Our rating and proposal system is fully integrated with our stop loss contract production, premium collection, and claims payment modules. This results in proposal-based policy issued quickly, accurate premium accounting, and timely claim payments. We also have an experienced staff in each functional area to ensure that personalized service isn’t forgotten.

Risk Transfer Flexibility

Summit Re works with two carriers who provide the employer stop loss product: Companion Life Insurance Company and Presidential Life Insurance Company. These two carriers allow Summit Re to write this product in all 50 states.

If you want to retain some of the risk but do not have an insurance company, there are certain approaches we can use that allow you to assume a portion of the risk written by one of our insurance company partners and managed by Summit Re.

If you have an insurance company to write the employer stop loss product, your carrier can keep some or all of the risk. Summit Re can provide some or all of the MGU services, or your insurance company can perform all the functions with Summit Re providing consulting services in specific areas.

Summit Re’s goal is to be creative, responsive and entrepreneurial, to help you meet your strategic goals for employer stop loss, whatever they may be!

Schedule an Inhouse Case Management Seminar

To help your staff keep current with case management trends and standards of practice, Summit ReSources is offering a free case management seminar. This seminar has been approved for 3.5 contact hours by the Commission for Case Manager Certification (CCMC).

The seminar topics include standards of practice, trends in case management and benefits of case management. We will also personalize the seminar by discussing the successes and challenges of your case management program.

Summit Re clients can schedule the free seminar for their teams by contacting:

Debbie Stubbs, RN, MS, CCM, Managed Care Specialist
260-407-3979 / dstubbs@summit-re.com

First Dollar Coverage Under Managed Transplant Program

To further control the risk and volatility of transplant claims, outsourcing the financial risk and medical management of your transplants to U.R.N.’s Managed Transplant Program is a quick and easy way to reduce costs.
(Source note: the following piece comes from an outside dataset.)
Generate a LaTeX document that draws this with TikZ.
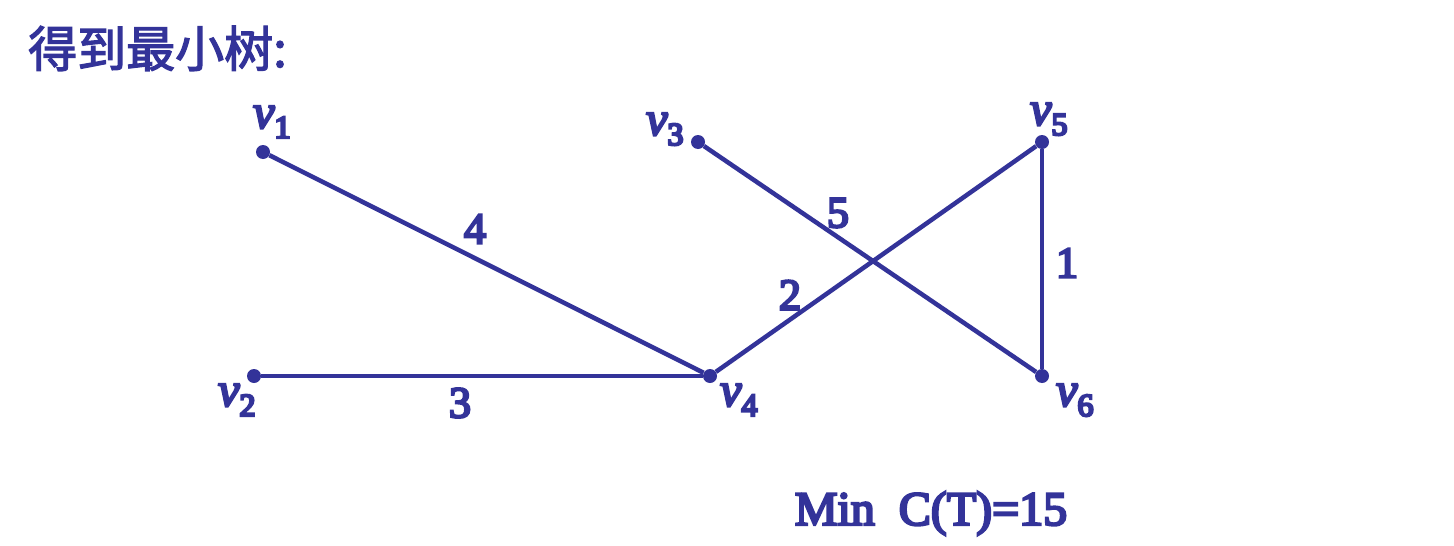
\documentclass[tikz,border=0pt]{standalone}
\usepackage{fontspec}
\setmainfont{Liberation Serif}
\newfontfamily\cjk{Noto Sans CJK SC}[FakeBold=2.5]
\definecolor{ink}{HTML}{333399}
\newcommand\heavy[1]{\special{pdf:literal direct 2 Tr 2.4 w}#1\special{pdf:literal direct 0 Tr}}
\newcommand\vname[1]{\heavy{{\fontsize{48}{48}\selectfont\itshape v}\raisebox{-10pt}{\fontsize{32}{32}\selectfont #1}}}
\begin{document}
\begin{tikzpicture}[x=1pt,y=-1pt,
  dot/.style={circle,fill=ink,inner sep=0pt,minimum size=14pt},
  edge/.style={draw=ink,line width=4.5pt},
  vlab/.style={anchor=base west,inner sep=0pt,text=ink},
  wlab/.style={text=ink,font=\fontsize{44}{44}\selectfont,inner sep=0pt}]
\useasboundingbox (0,0) rectangle (1454,546);
\fill[white] (0,0) rectangle (1454,546);
\node[anchor=base west,inner sep=0pt,text=ink,font=\fontsize{49}{49}\selectfont\cjk] (title) at (28,67) {得到最小树:};
\node[dot] (v1) at (263,152) {};
\node[dot] (v2) at (254,376) {};
\node[dot] (v3) at (698,142) {};
\node[dot] (v4) at (710,376) {};
\node[dot] (v5) at (1042,142) {};
\node[dot] (v6) at (1042,376) {};
\draw[edge] (v1) -- (v4);
\draw[edge] (v2) -- (v4);
\draw[edge] (v3) -- (v6);
\draw[edge] (v4) -- (v5);
\draw[edge] (v5) -- (v6);
\node[vlab] (l1) at (253,128) {\vname{1}};
\node[vlab] (l2) at (218,406) {\vname{2}};
\node[vlab] (l3) at (646,135) {\vname{3}};
\node[vlab] (l4) at (720,406) {\vname{4}};
\node[vlab] (l5) at (1030,125) {\vname{5}};
\node[vlab] (l6) at (1056,406) {\vname{6}};
\node[wlab] (w4) at (475,229) {\heavy{4}};
\node[wlab] (w3) at (460,403) {\heavy{3}};
\node[wlab] (w5) at (838,213) {\heavy{5}};
\node[wlab] (w2) at (790,295) {\heavy{2}};
\node[wlab] (w1) at (1067,263) {\heavy{1}};
\node[anchor=base,inner sep=0pt,text=ink,font=\fontsize{48}{48}\selectfont] (cost) at (931,525) {\heavy{Min~~C(T)=15}};
\end{tikzpicture}
\end{document}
The Managed Transplant Program provides a low-effort, low-risk way to manage costs on high-dollar claims. Transplant costs can be $4 million of exposure for a 100,000 member plan. U.R.N. is able to limit expenses associated with transplantation and to eliminate needless costs, such as inappropriate transplants and moving eligible patients to Medicare. A simple analysis will allow U.R.N. to provide a quote quickly.

Using the Managed Transplant Program enables your company to devote attention and resources to other priorities. First dollar transplant coverage through U.R.N. frees up reserves, allowing you to reinvest in your business and focus attention on reducing other expenditures for high cost diagnostic and service categories. In addition, first dollar transplant coverage through U.R.N. eliminates volatility. As always, you would have access to care using U.R.N.’s leading Centers of Excellence Transplant network.